4大銀行のウォレット間をコインとして流通する

 デジタル人民元では、4大銀行が仲介機関となる。
 利用者は、4大銀行のいずれかに持っている預金を取り崩して、自分のウォレットにデジタル人民元の残高を得る。
 こうして、4大銀行の預金は、デジタル人民元の運用に不可欠の存在となり、4大銀行は預金を持つ金融機関として今後とも残ることになる。
 なお、アリペイやウィーチャットペイなどの電子マネーが仲介機関になるのかどうか、なるとしてもどのような形で参画するのかは、いまのところはっきりしない。
 ウォレットは、銀行ごとに別のものになる。ただし、その開発は中国人民銀行(中央銀行)が行う。
 異なる銀行のウォレット間の送金も、当然できるだろう。そうであれば、ウォレットに残高を持っている人は、自由にそれを使うことができる。現在の電子マネーは、それを受け入れる店舗でしか使うことができないので、デジタル人民元の方が利便性が高いことになる。

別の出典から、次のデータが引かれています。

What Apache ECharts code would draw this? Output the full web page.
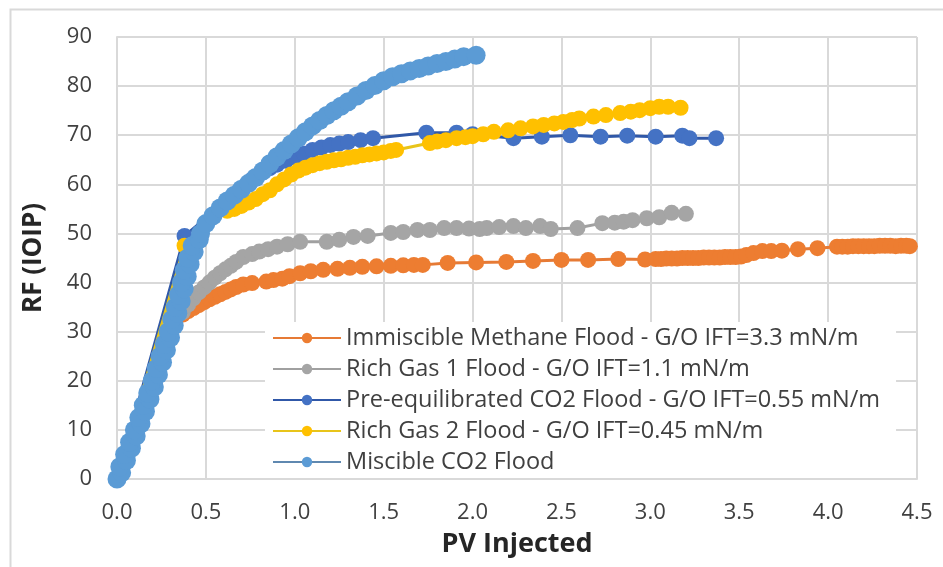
<!DOCTYPE html>
<html>
<head>
<meta charset="utf-8">
<script src="https://cdn.jsdelivr.net/npm/echarts@6/dist/echarts.min.js"></script>
<style>
html,body{margin:0;padding:0;background:#fff;}
#chart{width:943px;height:567px;}
</style>
</head>
<body>
<div id="chart"></div>
<script>
// ---- Data ----
var seriesNames = [
  'Immiscible Methane Flood - G/O IFT=3.3 mN/m',
  'Rich Gas 1 Flood - G/O IFT=1.1 mN/m',
  'Pre-equilibrated CO2 Flood - G/O IFT=0.55 mN/m',
  'Rich Gas 2 Flood - G/O IFT=0.45 mN/m',
  'Miscible CO2 Flood'
];

var methanePV = [0, 0.37, 0.40, 0.43, 0.46, 0.49, 0.52, 0.55, 0.58, 0.61, 0.64, 0.67, 0.71, 0.76, 0.84, 0.88, 0.93, 0.97, 1.03, 1.09, 1.16, 1.24, 1.31, 1.38, 1.46, 1.54, 1.61, 1.67, 1.72, 1.86, 2.02, 2.19, 2.34, 2.50, 2.65, 2.82, 2.97, 3.03, 3.06, 3.09, 3.12, 3.15, 3.18, 3.21, 3.24, 3.27, 3.30, 3.33, 3.36, 3.39, 3.42, 3.45, 3.48, 3.51, 3.54, 3.58, 3.63, 3.68, 3.74, 3.83, 3.94, 4.05, 4.08, 4.11, 4.14, 4.17, 4.20, 4.23, 4.26, 4.29, 4.32, 4.35, 4.38, 4.41, 4.44, 4.46];
var methaneRF = [0, 33.5, 34.2, 34.8, 35.4, 36.0, 36.6, 37.1, 37.6, 38.1, 38.6, 39.1, 39.6, 39.9, 40.2, 40.5, 40.8, 41.3, 41.9, 42.3, 42.6, 42.8, 43.0, 43.2, 43.3, 43.4, 43.5, 43.6, 43.6, 44.0, 44.1, 44.2, 44.4, 44.6, 44.6, 44.8, 44.7, 44.8, 44.8, 44.9, 44.9, 44.9, 45.0, 45.0, 45.0, 45.0, 45.1, 45.1, 45.1, 45.1, 45.2, 45.2, 45.2, 45.3, 45.6, 46.0, 46.4, 46.4, 46.5, 46.8, 47.0, 47.3, 47.3, 47.3, 47.4, 47.4, 47.4, 47.4, 47.4, 47.5, 47.5, 47.5, 47.4, 47.5, 47.5, 47.4];

var richGas1PV = [0, 0.37, 0.40, 0.43, 0.46, 0.49, 0.52, 0.55, 0.58, 0.61, 0.64, 0.67, 0.71, 0.76, 0.80, 0.85, 0.90, 0.96, 1.03, 1.18, 1.25, 1.33, 1.41, 1.54, 1.61, 1.69, 1.76, 1.84, 1.91, 1.98, 2.04, 2.08, 2.15, 2.23, 2.30, 2.38, 2.44, 2.59, 2.73, 2.80, 2.85, 2.90, 2.98, 3.05, 3.12, 3.20];
var richGas1RF = [0, 34.0, 35.5, 36.8, 38.0, 39.0, 40.0, 41.0, 41.9, 42.7, 43.4, 44.2, 45.2, 45.8, 46.3, 46.8, 47.3, 47.8, 48.3, 48.3, 48.7, 49.3, 49.5, 50.1, 50.3, 50.7, 50.7, 51.1, 51.1, 51.0, 50.9, 51.1, 51.3, 51.5, 51.1, 51.5, 50.9, 51.1, 52.1, 52.2, 52.4, 52.7, 53.1, 53.3, 54.2, 54.0];

var preEqCO2PV = [0, 0.38, 0.76, 0.82, 0.86, 0.90, 0.95, 1.00, 1.05, 1.10, 1.15, 1.20, 1.25, 1.30, 1.37, 1.44, 1.74, 1.91, 2.00, 2.23, 2.39, 2.55, 2.72, 2.87, 3.03, 3.18, 3.22, 3.37];
var preEqCO2RF = [0, 49.5, 61.0, 62.5, 63.3, 64.0, 64.8, 65.5, 66.3, 67.0, 67.5, 68.0, 68.3, 68.6, 69.0, 69.4, 70.5, 70.5, 70.2, 69.4, 69.7, 70.0, 69.7, 69.9, 69.7, 69.9, 69.4, 69.4];

var richGas2PV = [0, 0.38, 0.62, 0.66, 0.70, 0.74, 0.78, 0.82, 0.86, 0.90, 0.94, 0.98, 1.02, 1.06, 1.10, 1.14, 1.18, 1.22, 1.26, 1.30, 1.34, 1.38, 1.42, 1.46, 1.50, 1.54, 1.57, 1.76, 1.80, 1.85, 1.91, 1.96, 2.00, 2.06, 2.12, 2.20, 2.27, 2.34, 2.40, 2.46, 2.51, 2.56, 2.60, 2.68, 2.75, 2.83, 2.89, 2.94, 3.00, 3.05, 3.10, 3.17];
var richGas2RF = [0, 47.5, 54.6, 55.0, 55.6, 56.3, 57.0, 58.0, 58.8, 60.0, 61.0, 62.0, 62.8, 63.4, 63.9, 64.3, 64.6, 64.9, 65.1, 65.4, 65.6, 65.9, 66.1, 66.3, 66.5, 66.8, 67.0, 68.4, 68.7, 69.0, 69.4, 69.6, 69.8, 70.2, 70.7, 71.0, 71.4, 71.8, 72.1, 72.4, 72.7, 73.1, 73.4, 73.8, 74.1, 74.5, 74.8, 75.1, 75.5, 75.8, 75.8, 75.6];

var miscibleCO2PV = [0, 0.026, 0.016, 0.053, 0.043, 0.081, 0.071, 0.108, 0.098, 0.135, 0.123, 0.160, 0.148, 0.185, 0.173, 0.210, 0.198, 0.233, 0.221, 0.256, 0.243, 0.278, 0.266, 0.301, 0.288, 0.322, 0.308, 0.342, 0.328, 0.361, 0.346, 0.378, 0.363, 0.395, 0.379, 0.411, 0.398, 0.434, 0.423, 0.463, 0.47, 0.50, 0.54, 0.58, 0.62, 0.66, 0.70, 0.74, 0.78, 0.82, 0.86, 0.90, 0.94, 0.98, 1.02, 1.06, 1.10, 1.14, 1.18, 1.22, 1.26, 1.30, 1.35, 1.40, 1.45, 1.50, 1.55, 1.60, 1.65, 1.70, 1.75, 1.80, 1.85, 1.90, 1.95, 2.02];
var miscibleCO2RF = [0, 1.25, 2.5, 3.75, 5.0, 6.25, 7.5, 8.75, 10.0, 11.25, 12.5, 13.75, 15.0, 16.25, 17.5, 18.75, 20.0, 21.25, 22.5, 23.75, 25.0, 26.25, 27.5, 28.75, 30.0, 31.25, 32.5, 33.75, 35.0, 36.25, 37.5, 38.75, 40.0, 41.25, 42.5, 43.75, 45.0, 46.25, 47.5, 48.75, 50.0, 52.0, 53.6, 55.2, 56.6, 57.8, 59.0, 60.2, 61.4, 62.7, 64.2, 65.6, 66.9, 68.2, 69.5, 70.7, 71.9, 73.0, 74.0, 75.0, 75.9, 76.8, 78.0, 79.1, 80.1, 81.1, 81.9, 82.5, 83.1, 83.6, 84.1, 84.6, 85.0, 85.5, 86.0, 86.3];

var xTicks = [0, 0.5, 1.0, 1.5, 2.0, 2.5, 3.0, 3.5, 4.0, 4.5];
var yTicks = [0, 10, 20, 30, 40, 50, 60, 70, 80, 90];

// ---- Styles ----
var markerColors = ['#ED7D31', '#A5A5A5', '#4472C4', '#FFC000', '#5B9BD5'];
var lineColors   = ['#E67A35', '#A0A0A0', '#3058A8', '#E8C41A', '#5F88B0'];
var markerSizes  = [16, 16, 16, 16, 19];

function zip(xs, ys) {
  var out = [];
  for (var i = 0; i < xs.length; i++) out.push([xs[i], ys[i]]);
  return out;
}
var allData = [
  zip(methanePV, methaneRF),
  zip(richGas1PV, richGas1RF),
  zip(preEqCO2PV, preEqCO2RF),
  zip(richGas2PV, richGas2RF),
  zip(miscibleCO2PV, miscibleCO2RF)
];

var font = '"Open Sans", "Noto Sans", sans-serif';
var gridColor = '#D9D9D9';
var textColor = '#404040';

var series = allData.map(function (d, i) {
  return {
    name: seriesNames[i],
    type: 'line',
    data: d,
    symbol: 'circle',
    symbolSize: markerSizes[i],
    showSymbol: true,
    showAllSymbol: true,
    lineStyle: { color: lineColors[i], width: 3 },
    itemStyle: { color: markerColors[i], borderWidth: 0 },
    emphasis: { disabled: true },
    z: 2 + i
  };
});

var chart = echarts.init(document.getElementById('chart'), null, { renderer: 'canvas' });
chart.setOption({
  animation: false,
  backgroundColor: '#ffffff',
  grid: { left: 117, right: 26, top: 37, bottom: 88, containLabel: false },
  xAxis: {
    type: 'value',
    min: xTicks[0],
    max: xTicks[xTicks.length - 1],
    interval: 0.5,
    name: 'PV Injected',
    nameLocation: 'middle',
    nameGap: 52,
    nameTextStyle: { fontFamily: font, fontSize: 27, fontWeight: 'bold', color: '#262626' },
    axisLine: { show: true, lineStyle: { color: gridColor, width: 2 } },
    axisTick: { show: false },
    axisLabel: {
      margin: 23, fontFamily: font, fontSize: 22, color: textColor,
      formatter: function (v) { return v.toFixed(1); }
    },
    splitLine: { show: true, lineStyle: { color: gridColor, width: 2 } }
  },
  yAxis: {
    type: 'value',
    min: yTicks[0],
    max: yTicks[yTicks.length - 1],
    interval: 10,
    name: 'RF (IOIP)',
    nameLocation: 'middle',
    nameGap: 70,
    nameTextStyle: { fontFamily: font, fontSize: 26, fontWeight: 'bold', color: '#262626' },
    axisLine: { show: true, lineStyle: { color: gridColor, width: 2 } },
    axisTick: { show: false },
    axisLabel: { margin: 25, fontFamily: font, fontSize: 22, color: textColor },
    splitLine: { show: true, lineStyle: { color: gridColor, width: 2 } }
  },
  legend: {
    orient: 'vertical',
    left: 265,
    top: 322,
    padding: [4, 16, 4, 7],
    backgroundColor: '#ffffff',
    itemWidth: 68,
    itemHeight: 13,
    itemGap: 7,
    data: seriesNames,
    textStyle: { fontFamily: font, fontSize: 23.5, lineHeight: 23, color: textColor },
    z: 20
  },
  graphic: [{
    type: 'rect',
    shape: { x: 10.5, y: 9.5, width: 935, height: 562 },
    style: { fill: 'none', stroke: '#D9D9D9', lineWidth: 2 },
    silent: true,
    z: -1
  }],
  series: series
});
</script>
</body>
</html>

 利用手数料については、送金者側でも受け取り側でも、おそらくゼロに近い水準になると考えられる。少なくとも一定額以下の取引に関しては、ゼロになるだろう。
 ウォレットに移されたデジタル人民元は、「トークン」となる。つまり、それ自体として価値があるものとして、他のウォレットに送られる。したがって、コインの取引を銀行口座に反映させることはない。発行元の銀行口座に戻されたときにコインが消滅するが、それまではウォレット間を転々流通する。